With Friends Like These

Everybody from politicians to hookers (two callings easily confused) write books about their lives in order to dump on friends and enemies alike. Some times it's hard to tell which is which. I've read a number of political bios when "damning with faint praise" seems to be the subtext.

In the New York Times this morning Janet Maslin reviews a book by a woman named Pasternak who was ostensibly one of martha Stewart's best friends for a long time. As Maslin interprets the book, the Pasternak woman is a snotty, vengeful, megalomaniacal woman you should run away from. Fast.

Janet Maslin on The Best of Friends by Mariana Pasternak

"Ms. Pasternak, who stopped hearing from her beloved Martha around the time she gave courtroom testimony that would help send Ms. Stewart to prison, would have had to shed fewer crocodile tears over the loss of this treasured friendship if she had simply called her book “Martha, Watch Your Back.” Speaking of crocodile, Ms. Pasternak winds up expressing even more affection for a special red Hermès handbag (“How I loved that bag!”) than she does for the woman whose coattails she rode for more than 20 years.

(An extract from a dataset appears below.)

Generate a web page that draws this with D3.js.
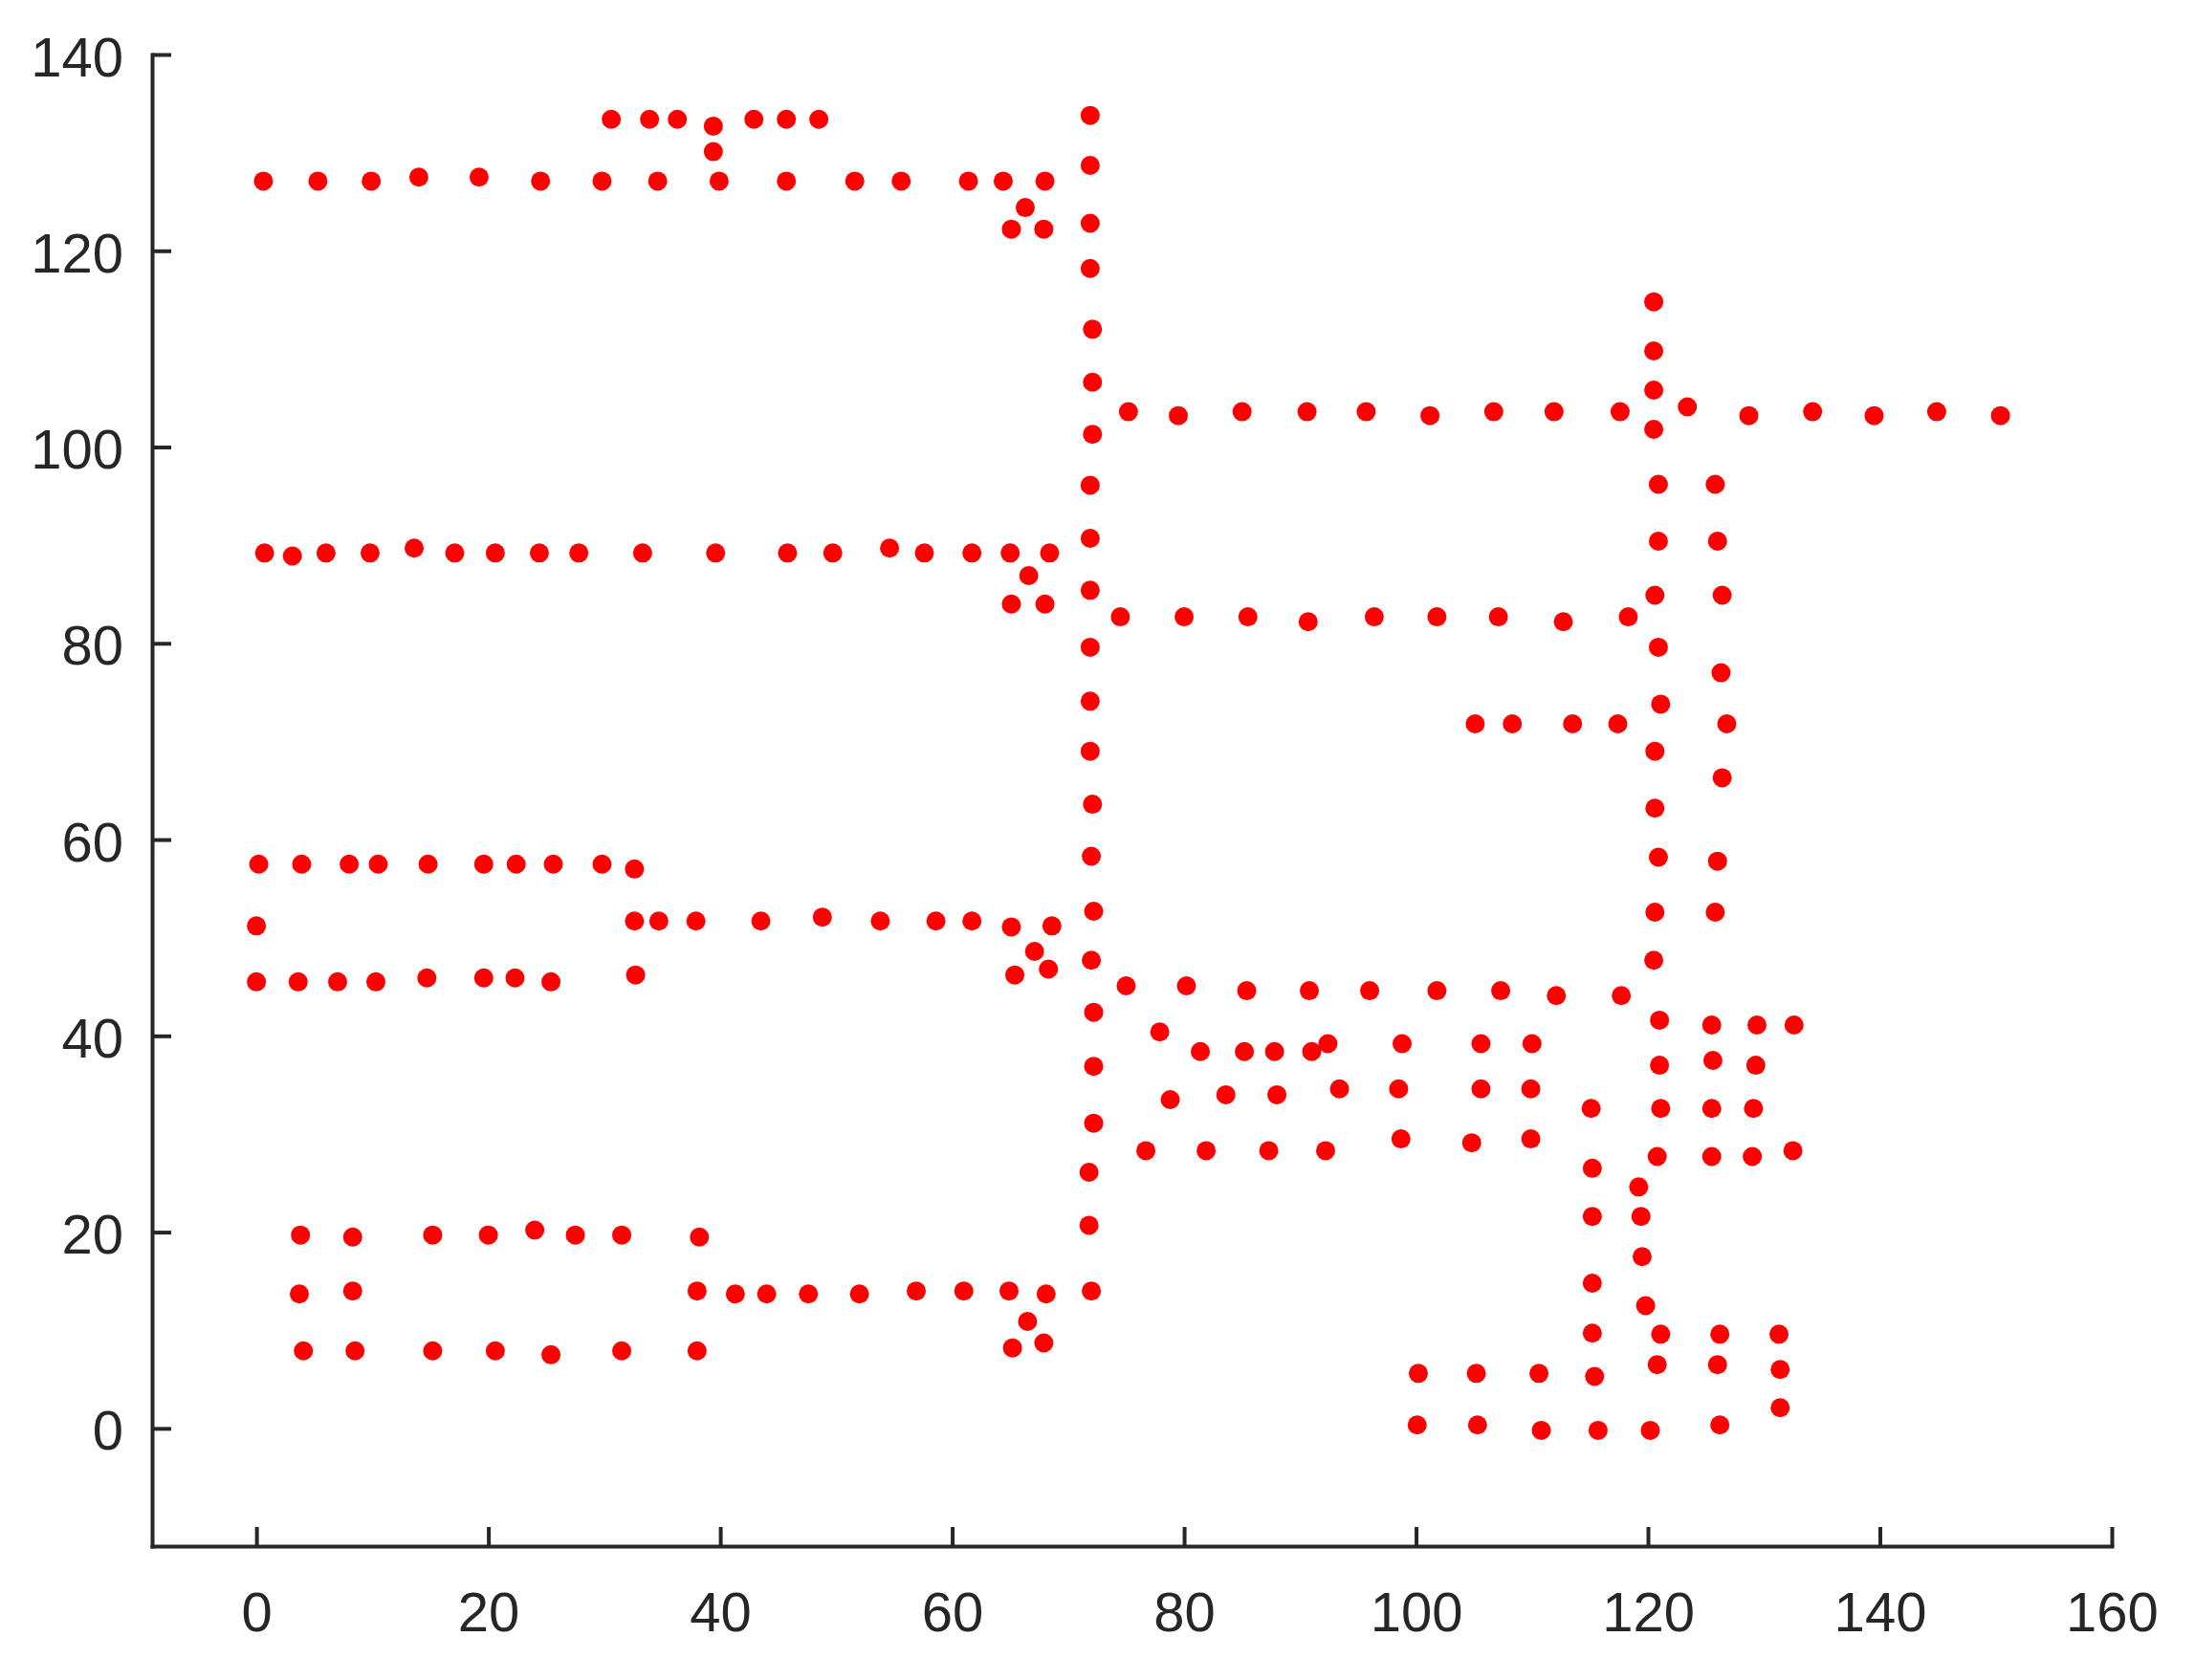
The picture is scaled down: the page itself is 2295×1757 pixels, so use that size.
<!DOCTYPE html>
<html>
<head>
<meta charset="utf-8">
<script src="https://cdn.jsdelivr.net/npm/d3@7"></script>
<style>
  html, body { margin: 0; padding: 0; background: #ffffff; }
  svg { display: block; }
</style>
</head>
<body>
<svg id="chart" width="2295" height="1757"></svg>
<script>
// ---- data (x, y) ----
const xTicks = [0, 20, 40, 60, 80, 100, 120, 140, 160];
const yTicks = [0, 20, 40, 60, 80, 100, 120, 140];

const topBlock = [
  [30.6,133.4],[33.9,133.4],[36.3,133.4],[39.4,132.7],[39.4,130.1],[42.9,133.4],[45.7,133.4],[48.5,133.4],
  [0.6,127.1],[5.3,127.1],[9.9,127.1],[14.0,127.5],[19.2,127.5],[24.5,127.1],[29.8,127.1],[34.6,127.1],
  [39.9,127.1],[45.7,127.1],[51.6,127.1],[55.6,127.1],[61.4,127.1],[64.4,127.1],[68.0,127.1],
  [66.3,124.4],[65.1,122.2],[67.9,122.2]
];
const upperLeft = [
  [0.7,89.2],[3.1,88.9],[6.0,89.2],[9.8,89.2],[13.6,89.7],[17.1,89.2],[20.6,89.2],[24.4,89.2],[27.8,89.2],
  [33.3,89.2],[39.6,89.2],[45.8,89.2],[49.7,89.2],[54.6,89.7],[57.6,89.2],[61.7,89.2],[65.0,89.2],[68.4,89.2],
  [66.6,86.9],[65.1,84.0],[68.0,84.0]
];
const midLeft = [
  [0.2,57.5],[3.9,57.5],[8.0,57.5],[10.5,57.5],[14.8,57.5],[19.6,57.5],[22.4,57.5],[25.6,57.5],[29.8,57.5],[32.6,57.0],
  [0.0,51.2],
  [32.6,51.7],[34.7,51.7],[37.9,51.7],[43.5,51.7],[48.8,52.1],[53.8,51.7],[58.6,51.7],[61.7,51.7],[65.1,51.1],[68.6,51.2],
  [67.1,48.6],[65.4,46.2],[68.3,46.8],[32.7,46.2],
  [0.0,45.5],[3.6,45.5],[7.0,45.5],[10.3,45.5],[14.7,45.9],[19.6,45.9],[22.3,45.9],[25.4,45.5]
];
const bottomLeft = [
  [3.8,19.7],[8.3,19.5],[15.2,19.7],[20.0,19.7],[24.0,20.2],[27.5,19.7],[31.5,19.7],[38.2,19.5],
  [3.7,13.7],[8.3,14.0],[38.0,14.0],[41.3,13.7],[44.0,13.7],[47.6,13.7],[52.0,13.7],[56.9,14.0],[61.0,14.0],[64.9,14.0],[68.1,13.7],
  [66.5,10.9],[65.2,8.2],[67.9,8.7],
  [4.05,7.9],[8.5,7.9],[15.2,7.9],[20.6,7.9],[25.4,7.5],[31.5,7.9],[38.0,7.9]
];
const spine = [
  [71.9,133.8],[71.9,128.7],[71.9,122.8],[71.9,118.2],[72.1,112.0],[72.1,106.6],[72.1,101.3],[71.9,96.1],
  [71.9,90.7],[71.9,85.4],[71.9,79.6],[71.9,74.1],[71.9,69.0],[72.1,63.6],[72.0,58.3],[72.2,52.7],
  [72.0,47.7],[72.2,42.4],[72.2,36.9],[72.2,31.1],[71.8,26.1],[71.8,20.7],[72.0,14.0]
];
const rightRow103 = [
  [75.2,103.6],[79.5,103.2],[85.0,103.6],[90.6,103.6],[95.7,103.6],[101.2,103.2],[106.7,103.6],[111.9,103.6],
  [117.6,103.6],[123.4,104.1],[128.7,103.2],[134.2,103.6],[139.5,103.2],[144.9,103.6],[150.4,103.2]
];
const rightRow82 = [
  [74.5,82.7],[80.0,82.7],[85.5,82.7],[90.7,82.2],[96.4,82.7],[101.8,82.7],[107.1,82.7],[112.7,82.2],[118.3,82.7]
];
const rightRow72 = [[105.1,71.8],[108.3,71.8],[113.5,71.8],[117.4,71.8]];
const rightRow45 = [
  [75.0,45.1],[80.2,45.1],[85.4,44.6],[90.8,44.6],[96.0,44.6],[101.8,44.6],[107.3,44.6],[112.1,44.1],[117.7,44.1]
];
const col120 = [
  [120.5,114.8],[120.5,109.8],[120.5,105.8],[120.5,101.8],[120.9,96.2],[120.9,90.4],[120.6,84.9],[120.9,79.6],
  [121.1,73.8],[120.6,69.0],[120.6,63.2],[120.9,58.2],[120.6,52.6],[120.5,47.7],[121.0,41.6],[121.0,37.0],
  [121.1,32.6],[120.8,27.7],[121.1,9.6],[120.8,6.5],[120.2,-0.2]
];
const col126 = [
  [125.8,96.2],[126.0,90.4],[126.4,84.9],[126.3,77.0],[126.8,71.8],[126.4,66.3],[126.0,57.8],[125.8,52.6],
  [125.5,41.1],[125.6,37.5],[125.5,32.6],[125.5,27.7],[126.2,9.6],[126.0,6.5],[126.2,0.35]
];
const rightCols = [
  [129.4,41.1],[129.3,37.0],[129.1,32.6],[129.0,27.7],[132.6,41.1],[132.5,28.3],[131.3,9.6],[131.4,6.0],[131.4,2.1]
];
const lowerCluster = [
  [77.9,40.4],[81.4,38.4],[85.2,38.4],[87.8,38.4],[91.0,38.4],[92.4,39.2],[98.8,39.2],[105.6,39.2],[110.0,39.2],
  [78.8,33.5],[83.6,34.0],[88.0,34.0],[93.4,34.6],[98.5,34.6],[105.6,34.6],[109.9,34.6],
  [76.7,28.3],[81.9,28.3],[87.3,28.3],[92.2,28.3],[98.7,29.5],[104.8,29.1],[109.9,29.5]
];
const col115 = [[115.1,32.6],[115.2,26.5],[115.2,21.6],[115.2,14.8],[115.2,9.7],[115.4,5.3],[115.7,-0.2]];
const col119 = [[119.2,24.6],[119.4,21.6],[119.5,17.5],[119.8,12.5]];
const bottomRight = [[100.2,5.6],[105.2,5.6],[110.6,5.6],[100.1,0.35],[105.3,0.35],[110.8,-0.2]];

const allPoints = [].concat(topBlock, upperLeft, midLeft, bottomLeft, spine,
  rightRow103, rightRow82, rightRow72, rightRow45, col120, col126, rightCols,
  lowerCluster, col115, col119, bottomRight);

// ---- layout ----
const svg = d3.select("#chart");
const x = d3.scaleLinear().domain([-9, 160]).range([159, 2208]);
const y = d3.scaleLinear().domain([-12, 140]).range([1617, 57]);
const axisColor = "#262626";
const fontFamily = "'Liberation Sans', Arial, Helvetica, sans-serif";

// points
svg.append("g")
  .selectAll("circle")
  .data(allPoints)
  .join("circle")
  .attr("cx", d => x(d[0]))
  .attr("cy", d => y(d[1]))
  .attr("r", 10)
  .attr("fill", "#ff0000");

// axes
const xAxis = d3.axisBottom(x).tickValues(xTicks).tickSizeInner(-20).tickSizeOuter(0).tickPadding(48);
const yAxis = d3.axisLeft(y).tickValues(yTicks).tickSizeInner(-20).tickSizeOuter(0).tickPadding(30);

const gx = svg.append("g").attr("transform", `translate(0,${y(-12)})`).call(xAxis);
const gy = svg.append("g").attr("transform", `translate(${x(-9)},0)`).call(yAxis);

[gx, gy].forEach(g => {
  g.select(".domain").attr("stroke", axisColor).attr("stroke-width", 4).attr("stroke-linecap", "square");
  g.selectAll(".tick line").attr("stroke", axisColor).attr("stroke-width", 4);
  g.selectAll(".tick text")
    .attr("fill", axisColor)
    .style("font-family", fontFamily)
    .style("font-size", "58px");
});
gy.selectAll(".tick text").attr("dy", "0.38em");
</script>
</body>
</html>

"Ms. Pasternak’s readers are likely to have no interest whatsoever in the story of her Romanian girlhood, which was plagued by Communist persecution but rooted in snobbish distinctions between peasantry and intelligentsia. She immigrated to the United States in 1979 with one mere Hermès scarf of her grandmother’s but a very large sense of her own entitlement. By 1981 she had become engaged to a doctor and moved with him to Westport, where a predatory blond neighbor — Ms. Stewart — dropped in unexpectedly one day. The visit, Ms. Pasternak writes, was prompted by Ms. Stewart’s desire to check out the new unmarried man in town.


"This catty book is payback for the not-quite-free rides Ms. Pasternak took with her Westport pal. They traveled together frequently after both their marriages fell apart. Ms. Stewart seems to have summoned Ms. Pasternak when she could not find male company; Ms. Pasternak appears to have been a once-willing companion who in retrospect views these adventures resentfully. Making the ghastly writerly mistake of trying to speak Stewartese, she describes one New Year’s Eve on which the two dateless women found themselves reluctantly stuck in one of the numerous Stewart houses.


"Ms. Pasternak saves her nastiest swipes for sexual situations. And some of those swipes are vicious indeed. “I stood back and watched Martha stumble into sex as one might watch one’s child learn to walk, covering one’s eyes as the stairs loom into view,” she says. And Ms. Pasternak suggests that those stairs loomed into view as often as Ms. Stewart could find them. Ms. Pasternak is an eager tattletale and actually tells a story in which Ms. Stewart disparages her friend’s attempt at baking by saying, “You make cakes like I make love.”

"The mean-spiritedness of these jabs is heightened by Ms. Pasternak’s insistent claims of her own allure. “Next time,” she says she told poor, bedazzled Jeremy Irons. Ms. Pasternak explains how she wowed him at a party until the jealous Ms. Stewart yanked him away."

For the rest go here:

Ed here: This almost--almost--makes me feel sorry for Martha Stewart

1 comment:

Peter L. Winkler said...

Pasternak and Stewart deserved each other. They're well-matched.